> Challenge: Collect all lines from the listing that include the string "this".

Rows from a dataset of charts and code
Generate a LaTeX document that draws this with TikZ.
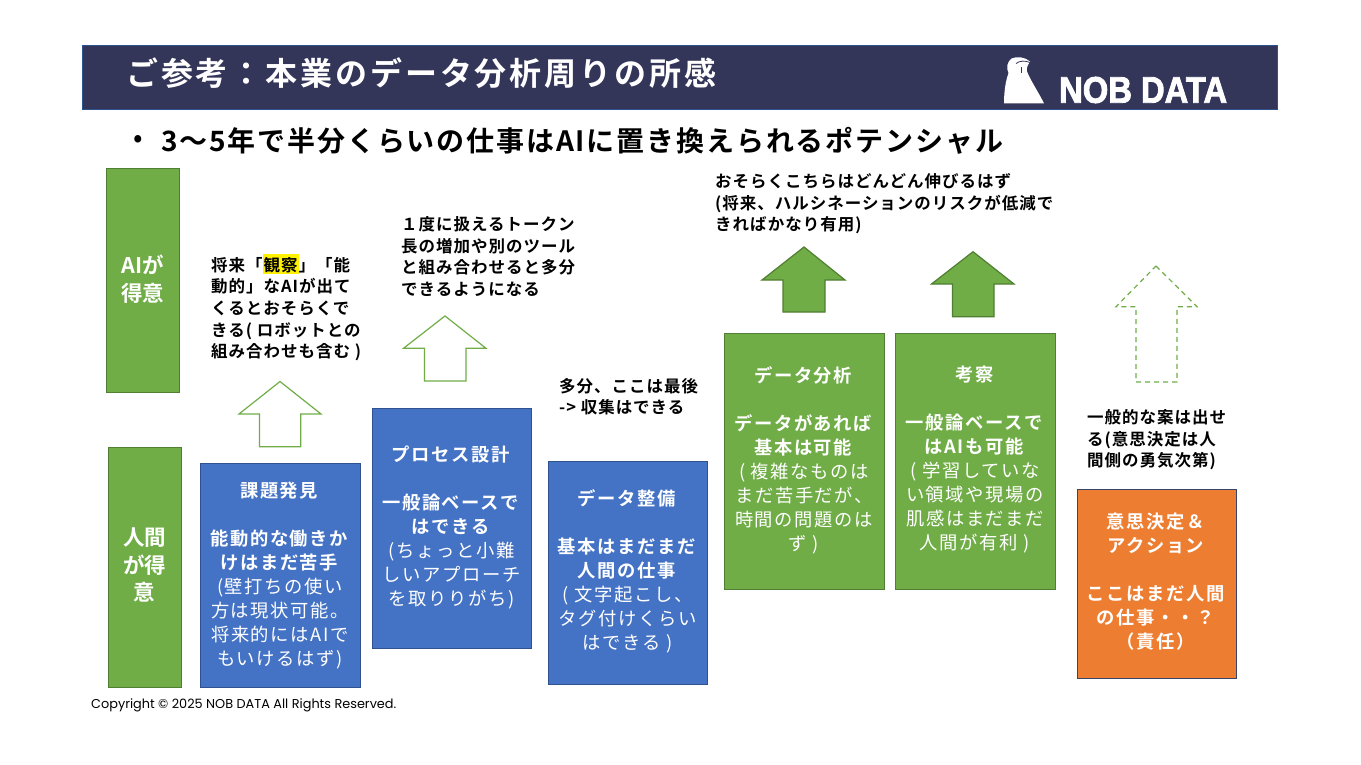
\documentclass[tikz,border=0pt]{standalone}
\usepackage{fontspec}
\setmainfont{Noto Sans CJK JP}[BoldFont={Noto Sans CJK JP Bold}]
\newfontfamily\spacedfont{Noto Sans CJK JP}[BoldFont={Noto Sans CJK JP Bold},LetterSpace=9]
\newfontfamily\notefont{Noto Sans CJK JP Bold}[LetterSpace=6]
\newfontfamily\titlefont{Noto Sans CJK JP Bold}[LetterSpace=9]
\newfontfamily\subfont{Noto Sans CJK JP Bold}[LetterSpace=6.6]
\newfontfamily\logofont{Liberation Sans Bold}[FakeBold=2.5]
\newfontfamily\copyfont{Poppins}
\definecolor{navy}{HTML}{333559}
\definecolor{navyline}{HTML}{2F528F}
\definecolor{bluebox}{HTML}{4472C4}
\definecolor{greenbox}{HTML}{70AD47}
\definecolor{greenline}{HTML}{507E32}
\definecolor{orangebox}{HTML}{ED7D31}
\definecolor{orangeline}{HTML}{3A4468}
\tikzset{
  card/.style={draw=#1,line width=1pt,inner sep=0pt,outer sep=0pt,anchor=north west},
  bluecard/.style={card=navyline,fill=bluebox},
  greencard/.style={card=greenline,fill=greenbox},
  orangecard/.style={card=orangeline,fill=orangebox},
  cardtext/.style={text=white,align=center,inner sep=0pt,font=\spacedfont\fontsize{18.3}{24}\selectfont},
  sidetext/.style={text=white,align=center,inner sep=0pt,font=\bfseries\fontsize{21.5}{27.5}\selectfont},
  note/.style={text=black,align=left,inner sep=0pt,anchor=north west,font=\notefont\fontsize{16.5}{21.6}\selectfont},
  hollowarrow/.style={draw=greenbox,line width=1.2pt,line join=miter,fill=white},
  solidarrow/.style={draw=greenline,line width=1.2pt,line join=miter,fill=greenbox},
  dasharrow/.style={draw=greenbox,line width=1.2pt,dash pattern=on 5pt off 4pt,fill=white},
}
\begin{document}
\begin{tikzpicture}[x=1pt,y=-1pt]
\useasboundingbox (0,0) rectangle (1361,765);
\fill[white] (0,0) rectangle (1361,765);
% header
\node[draw=navyline,fill=navy,line width=0.8pt,inner sep=0pt,outer sep=0pt,anchor=north west,minimum width=1195.5pt,minimum height=64pt] (header) at (82,45) {};
\node[anchor=west,text=white,inner sep=0pt,font=\titlefont\fontsize{32}{36}\selectfont] (title) at (126,73) {ご参考\symbol{"FF1A}本業のデータ分析周りの所感};
\fill[white] (1004,103.5) .. controls (1004,90) and (1006,80) .. (1008.5,73) .. controls (1006,68) and (1007,62) .. (1011.5,58.5) .. controls (1017,56) and (1025,57) .. (1030,61.5) -- (1027.5,66) .. controls (1026,70) and (1027,73) .. (1029,76) .. controls (1034,86) and (1040,95) .. (1044,103.5) -- cycle;
\draw[navy,line width=0.8pt] (1016,63.5) .. controls (1020,60.5) and (1025,60.5) .. (1030,62.5);
\draw[navy,line width=1.4pt] (1021.7,67) -- (1021.7,73);
\node[anchor=west,text=white,inner sep=0pt,xscale=.885,font=\logofont\fontsize{37}{40}\selectfont] (logo) at (1059,90) {NOB DATA};
% subtitle
\node[anchor=west,inner sep=0pt,font=\fontsize{28}{32}\selectfont] (bullet) at (133,141) {•};
\node[anchor=west,inner sep=0pt,font=\subfont\fontsize{28}{32}\selectfont] (subtitle) at (161,141) {3〜5年で半分くらいの仕事はAIに置き換えられるポテンシャル};
% side labels
\node[greencard,minimum width=73pt,minimum height=224pt] (aibox) at (106.3,168.3) {};
\node[sidetext] (ailabel) at (142.5,279) {AIが\\得意};
\node[greencard,minimum width=73pt,minimum height=240pt] (humanbox) at (108,447.3) {};
\node[sidetext] (humanlabel) at (144.5,565) {人間\\が得\\意};
% cards
\node[bluecard,minimum width=160pt,minimum height=224pt] (kadai) at (200.3,463.3) {};
\node[cardtext] (kadait) at (280,575.5) {\textbf{課題発見}\\[24pt]\textbf{能動的な働きか}\\\textbf{けはまだ苦手}\\(壁打ちの使い\\方は現状可能。\\将来的にはAIで\\もいけるはず)};
\node[bluecard,minimum width=159pt,minimum height=240pt] (process) at (372.3,408.3) {};
\node[cardtext] (processt) at (451.5,527.5) {\textbf{プロセス設計}\\[24pt]\textbf{一般論ベースで}\\\textbf{はできる}\\(ちょっと小難\\しいアプローチ\\を取りりがち)};
\node[bluecard,minimum width=159pt,minimum height=223pt] (seibi) at (548.3,461.3) {};
\node[cardtext] (seibit) at (627.5,571.5) {\textbf{データ整備}\\[24pt]\textbf{基本はまだまだ}\\\textbf{人間の仕事}\\( 文字起こし、\\タグ付けくらい\\はできる )};
\node[greencard,minimum width=160pt,minimum height=256pt] (bunseki) at (724.3,333.3) {};
\node[cardtext] (bunsekit) at (804,460) {\textbf{データ分析}\\[24pt]\textbf{データがあれば}\\\textbf{基本は可能}\\( 複雑なものは\\まだ苦手だが、\\時間の問題のは\\ず )};
\node[greencard,minimum width=160pt,minimum height=256pt] (kosatsu) at (895.3,333.3) {};
\node[cardtext] (kosatsut) at (975,460) {\textbf{考察}\\[24pt]\textbf{一般論ベースで}\\\textbf{はAIも可能}\\( 学習していな\\い領域や現場の\\肌感はまだまだ\\人間が有利 )};
\node[orangecard,minimum width=159pt,minimum height=189pt] (ishi) at (1077.3,489.3) {};
\node[cardtext] (ishit) at (1156.5,581.5) {\textbf{意思決定\symbol{"FF06}}\\\textbf{アクション}\\[24pt]\textbf{ここはまだ人間}\\\textbf{の仕事・・\symbol{"FF1F}}\\\textbf{\symbol{"FF08}責任\symbol{"FF09}}};
% arrows
\draw[hollowarrow] (280,381.5) -- (321,414) -- (300.7,414) -- (300.7,446.7) -- (259.5,446.7) -- (259.5,414) -- (239,414) -- cycle;
\draw[hollowarrow] (445,316) -- (486,348.3) -- (466,348.3) -- (466,381) -- (424.5,381) -- (424.5,348.3) -- (403.5,348.3) -- cycle;
\draw[solidarrow] (804,247) -- (845,280) -- (825,280) -- (825,312) -- (783,312) -- (783,280) -- (762,280) -- cycle;
\draw[solidarrow] (973,251.7) -- (1014,284) -- (994,284) -- (994,316.7) -- (952.5,316.7) -- (952.5,284) -- (931.5,284) -- cycle;
\draw[dasharrow] (1156,266) -- (1197,306.7) -- (1177,306.7) -- (1177,382) -- (1136,382) -- (1136,306.7) -- (1116,306.7) -- cycle;
% notes
\node[fill=yellow,inner sep=0pt,minimum width=36pt,minimum height=20pt,anchor=north west] (mark) at (263,253.5) {};
\node[note] (note1) at (211,257) {将来「観察」「能\\動的」なAIが出て\\くるとおそらくで\\きる( ロボットとの\\組み合わせも含む )};
\node[note] (note2) at (401,216.5) {\symbol{"FF11}度に扱えるトークン\\長の増加や別のツール\\と組み合わせると多分\\できるようになる};
\node[note] (note3) at (559,378) {多分、ここは最後\\-> 収集はできる};
\node[note] (note4) at (715,173.5) {おそらくこちらはどんどん伸びるはず\\(将来、ハルシネーションのリスクが低減で\\きればかなり有用)};
\node[note] (note5) at (1087,409.5) {一般的な案は出せ\\る(意思決定は人\\間側の勇気次第)};
% copyright
\node[anchor=west,inner sep=0pt,font=\copyfont\fontsize{12.85}{14}\selectfont] (copy) at (91,705.5) {Copyright © 2025 NOB DATA All Rights Reserved.};
\end{tikzpicture}
\end{document}
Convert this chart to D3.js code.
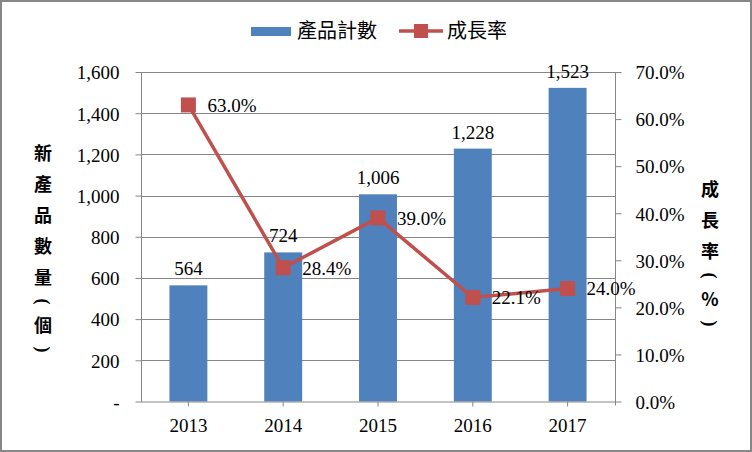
<!DOCTYPE html>
<html><head><meta charset="utf-8">
<script src="https://cdn.jsdelivr.net/npm/d3@7"></script>
<style>
html,body{margin:0;padding:0;background:#fff;}
svg{display:block;}
</style></head>
<body>
<svg id="chart" width="752" height="452"></svg>
<script>
const years = ["2013","2014","2015","2016","2017"];
const productCounts = [564, 724, 1006, 1228, 1523];
const growthRates = [0.630, 0.284, 0.390, 0.221, 0.240];
const leftTicks = [0,200,400,600,800,1000,1200,1400,1600];
const rightTicks = [0,0.1,0.2,0.3,0.4,0.5,0.6,0.7];
const seriesNames = ["產品計數","成長率"];
const leftTitle = ["新","產","品","數","量","（","個","）"];
const rightTitle = ["成","長","率","（","%","）"];

const svg = d3.select("#chart");
const W=752,H=452;
const serif = "'Liberation Serif','Times New Roman',serif";
const cjk = "'Noto Sans CJK TC','Noto Sans CJK SC',sans-serif";
const blue="#4F81BD", red="#C0504D", grid="#868686";

svg.append("rect").attr("x",1).attr("y",1).attr("width",W-2).attr("height",H-2)
  .attr("fill","#fff").attr("stroke","#878787").attr("stroke-width",2);

const L=141, R=615, T=72, B=401.5;
const x = d3.scaleBand().domain(years).range([L,R]).paddingInner(0.6).paddingOuter(0.3);
const y = d3.scaleLinear().domain([0,1600]).range([B,T]);
const y2 = d3.scaleLinear().domain([0,0.7]).range([B,T]);

// gridlines
svg.append("g").selectAll("line").data(leftTicks.slice(1)).join("line")
  .attr("x1",L).attr("x2",R).attr("y1",d=>Math.round(y(d))+0.5).attr("y2",d=>Math.round(y(d))+0.5)
  .attr("stroke",grid).attr("stroke-width",1);

// bars
svg.append("g").selectAll("rect").data(productCounts).join("rect")
  .attr("x",(d,i)=>x(years[i])).attr("width",x.bandwidth())
  .attr("y",d=>y(d)).attr("height",d=>B-y(d)).attr("fill",blue);

// left axis
const gl = svg.append("g").attr("transform",`translate(${L+0.5},0)`)
  .call(d3.axisLeft(y).tickValues(leftTicks).tickSize(6).tickPadding(16)
    .tickFormat(d=>d===0?"-":d3.format(",")(d)));
gl.select(".domain").remove();
gl.append("line").attr("y1",T).attr("y2",B).attr("stroke",grid);
gl.selectAll(".tick line").attr("stroke",grid);
gl.selectAll(".tick text").attr("font-family",serif).attr("font-size",19).attr("fill","#000").attr("dy","0.36em");

// right axis
const gr = svg.append("g").attr("transform",`translate(${R+0.5},0)`)
  .call(d3.axisRight(y2).tickValues(rightTicks).tickSize(6).tickPadding(14)
    .tickFormat(d3.format(".1%")));
gr.select(".domain").remove();
gr.append("line").attr("y1",T).attr("y2",B+4).attr("stroke",grid);
gr.selectAll(".tick line").attr("stroke",grid);
gr.selectAll(".tick text").attr("font-family",serif).attr("font-size",19).attr("fill","#000").attr("dy","0.36em");

// bottom axis
const gb = svg.append("g").attr("transform",`translate(0,${B})`)
  .call(d3.axisBottom(x).tickSize(5).tickPadding(12));
gb.select(".domain").remove();
gb.append("line").attr("x1",L).attr("x2",R).attr("y1",0.5).attr("y2",0.5).attr("stroke",grid);
gb.selectAll(".tick line").attr("stroke",grid);
gb.selectAll(".tick text").attr("font-family",serif).attr("font-size",19).attr("fill","#000");

// bar labels
svg.append("g").selectAll("text").data(productCounts).join("text")
  .attr("x",(d,i)=>x(years[i])+x.bandwidth()/2).attr("y",d=>y(d)-10)
  .attr("text-anchor","middle").attr("font-family",serif).attr("font-size",19)
  .text(d=>d3.format(",")(d));

// line
const cx = i=>x(years[i])+x.bandwidth()/2;
const line = d3.line().x((d,i)=>cx(i)).y(d=>y2(d));
svg.append("path").datum(growthRates).attr("d",line).attr("fill","none")
  .attr("stroke",red).attr("stroke-width",3.5).attr("stroke-linejoin","round");
svg.append("g").selectAll("rect").data(growthRates).join("rect")
  .attr("x",(d,i)=>cx(i)-7.5).attr("y",d=>y2(d)-7.5).attr("width",15).attr("height",15)
  .attr("fill",red);
svg.append("g").selectAll("text").data(growthRates).join("text")
  .attr("x",(d,i)=>cx(i)+19).attr("y",d=>y2(d)).attr("dy","0.36em")
  .attr("font-family",serif).attr("font-size",19).text(d=>d3.format(".1%")(d));

// legend
const lg = svg.append("g");
lg.append("rect").attr("x",251).attr("y",27).attr("width",40).attr("height",9).attr("fill",blue);
lg.append("text").attr("x",297).attr("y",31).attr("dy","0.36em").attr("font-family",cjk)
  .attr("font-size",20).attr("fill","#000").text(seriesNames[0]);
lg.append("line").attr("x1",399).attr("x2",443).attr("y1",31).attr("y2",31).attr("stroke",red).attr("stroke-width",3.5);
lg.append("rect").attr("x",414).attr("y",24).attr("width",14).attr("height",14).attr("fill",red);
lg.append("text").attr("x",447).attr("y",31).attr("dy","0.36em").attr("font-family",cjk)
  .attr("font-size",20).attr("fill","#000").text(seriesNames[1]);

// axis titles (vertical stacked characters)
function stack(chars, cxp, y0){
  let yy=y0;
  const g=svg.append("g");
  chars.forEach(c=>{
    const paren = (c==="（"||c==="）");
    const h = paren?17:31;
    const cy = yy+h/2;
    const t = g.append("text").attr("x",cxp).attr("y",cy).attr("dy","0.36em")
      .attr("text-anchor","middle").attr("font-family",cjk).attr("font-weight","bold")
      .attr("font-size",18).attr("fill","#000").text(c);
    if(paren){
      t.attr("font-family",serif).attr("x",0).attr("y",0)
       .attr("transform",`translate(${cxp},${cy}) rotate(90)`).text(c==="（"?"(":")");
    }
    yy+=h;
  });
}
stack(leftTitle, 43, 138);
stack(rightTitle, 710, 174);
</script>
</body></html>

> Answer below:
Generate a LaTeX document that draws this with TikZ.
Convert this chart to D3.js code.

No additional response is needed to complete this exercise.